The present invention overcomes the limitations of conventional systems by providing a memory device in which adjacent memory cells share a bit line. In particular, memory cells from two separate memory arrays, or planes are alternately placed in a row so that each cell is adjacent to a cell from the other memory plane. These adjacent cells share a bit line thereby reducing the number of bit lines to be pre-charged as well as reducing the spacing cost associated with conventional cell column layouts.
In one implementation the memory device includes a first memory cell, a second memory cell, an even word line, an odd word line, and a shared bit line. The first memory cell is configured to store and retrieve a first data value, and the second memory cell is configured to store and retrieve a second data value. The odd word line is connected to the first memory cell to access the first memory cell, and the even word line is connected to the second memory cell to access the second memory cell. The shared bit line is connected to an output on both the first memory cell and the second memory cell. The memory device may also include a sense amp connected to the shared bit line to generate an output based data retrieved from the first and second memory cells. The memory device also includes a Y-inverter which is configured to selectively invert the data retrieved from the first and second memory cell depending on which cell is accessed.
In another implementation, the memory device includes a third and fourth memory cell, and a second and third shared bit lines. The second shared bit line is connected between an output on the second and third memory cells, and the third shared bit line is connected between an output on the third and fourth memory cells. In one embodiment, the memory device further includes a Y-multiplexor connected to receive data from the first, second and third shared bit lines. The Y-multiplexor is configured to selectively choose a subset of the bit lines as an output based on which memory cells are accessed.
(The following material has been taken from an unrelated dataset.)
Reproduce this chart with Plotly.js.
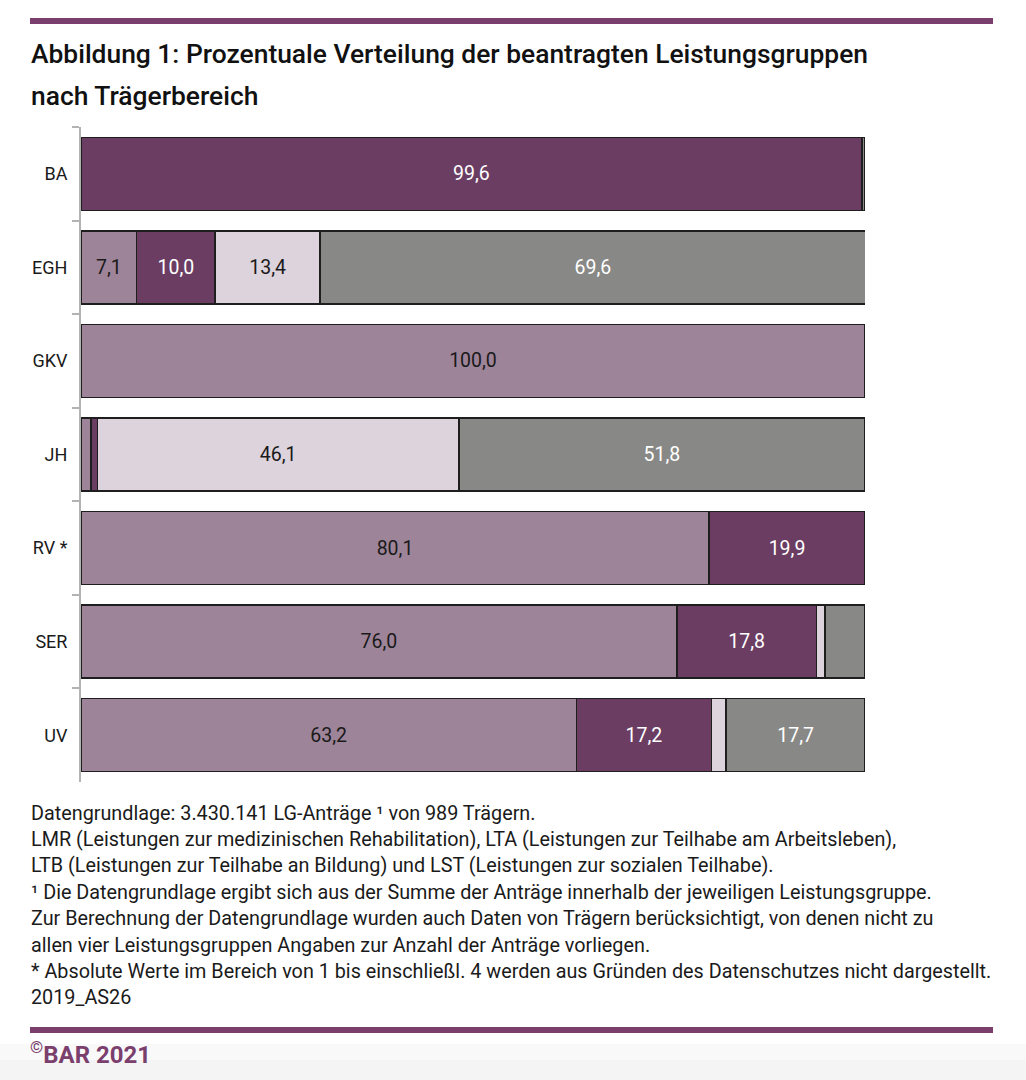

In one embodiment, the Y-multiplexor is a 3:2 MUX, and may be comprised of a plurality of transistors. In another embodiment, the memory device may include a sense amp connected to the output of the Y-multiplexor to receive selected subset of bit lines to generate an output. Additionally, an inverter may be coupled to the output of the sense amp to selectively invert the output based on which memory cells are accessed.
In yet another embodiment, the arrangement of the first, second, third and fourth memory cells and first, second, and third shared bit lines is extended to include any number of memory cells and shared bit lines. Additionally, Y-multiplexors, sense amps, and Y-inverters may also be provided to receive the data from the additional bit lines and memory cells similar to the embodiments discussed above.
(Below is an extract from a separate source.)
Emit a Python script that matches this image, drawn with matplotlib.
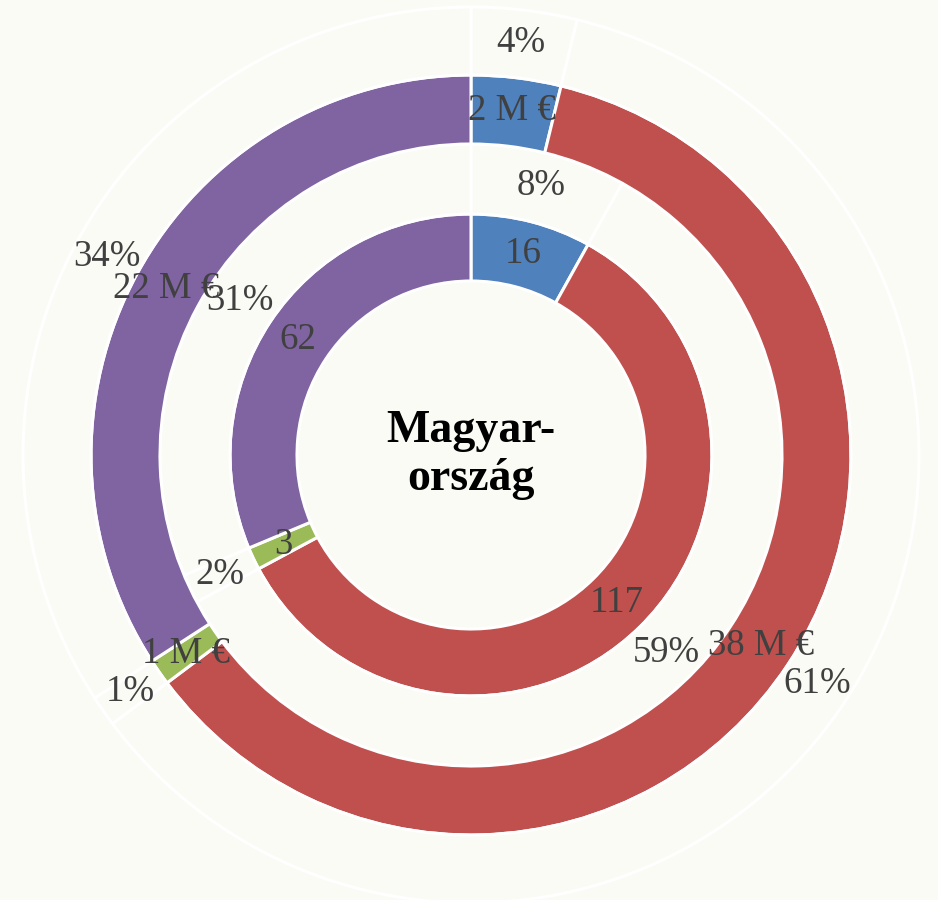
import numpy as np
import matplotlib
matplotlib.use("Agg")
import matplotlib.pyplot as plt

# Data
categories = ["A", "B", "C", "D"]
inner_counts = [16, 117, 3, 62]          # inner ring (counts)
outer_meur = [2.4, 38.4, 0.7, 21.5]      # outer ring (M €)
colors = ["#4F81BD", "#C0504D", "#9BBB59", "#8064A2"]
center_title = "Magyar-\nország"

BG = "#FAFBF5"
W, H = 938, 900
cx, cy = 471, H - 455

fig = plt.figure(figsize=(W / 100, H / 100), dpi=100, facecolor=BG)
ax = fig.add_axes([0, 0, 1, 1])
ax.set_facecolor(BG)
ax.axis("off")

lw = 2.2
# rings: (values, radius, width, colored?)
rings = [
    (inner_counts, 241, 67, True),
    (inner_counts, 311, 70, False),
    (outer_meur, 380, 69, True),
    (outer_meur, 448, 68, False),
]
for vals, r, w, colored in rings:
    fc = colors if colored else [BG] * len(vals)
    ax.pie(vals, radius=r, center=(cx, cy), colors=fc, startangle=90,
           counterclock=False,
           wedgeprops=dict(width=w, edgecolor="white", linewidth=lw))

ax.set_xlim(0, W)
ax.set_ylim(0, H)
ax.set_aspect("equal")

font = "Liberation Serif"
tcol = "#404040"
fs = 26.5


def mid_angles(vals):
    vals = np.asarray(vals, dtype=float)
    cum = np.cumsum(vals) - vals / 2
    frac = cum / vals.sum()
    # clockwise from top
    return np.deg2rad(90 - frac * 360)


def place(vals, labels, r):
    for a, lab in zip(mid_angles(vals), labels):
        ax.text(cx + r * np.cos(a), cy + r * np.sin(a), lab, ha="center",
                va="center", fontsize=fs, color=tcol, family=font)


tot_in = sum(inner_counts)
tot_out = sum(outer_meur)
place(inner_counts, [f"{v}" for v in inner_counts], 208)
place(inner_counts, [f"{round(v / tot_in * 100)}%" for v in inner_counts], 278)
place(outer_meur, [f"{round(v)} M €" for v in outer_meur], 347)
place(outer_meur, [f"{round(v / tot_out * 100)}%" for v in outer_meur], 415)

ax.text(cx, cy, center_title, ha="center", va="center", fontsize=33,
        fontweight="bold", family=font, color="black", linespacing=1.2)

fig.savefig("out.png", dpi=100, facecolor=BG)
In still another embodiment, a memory device utilizing shared bit lines also uses word line banking to further extend the space and power savings by combining two or more bit-line-shared arrays into a single cascaded memory array utilizing word line banking.
Other aspects of the invention include a method relating to the devices described above.
One advantage of the present invention is that it reduces the number of bit lines and attendant circuitry by about half, as well as reduces the power consumed in pre-charging the bit lines.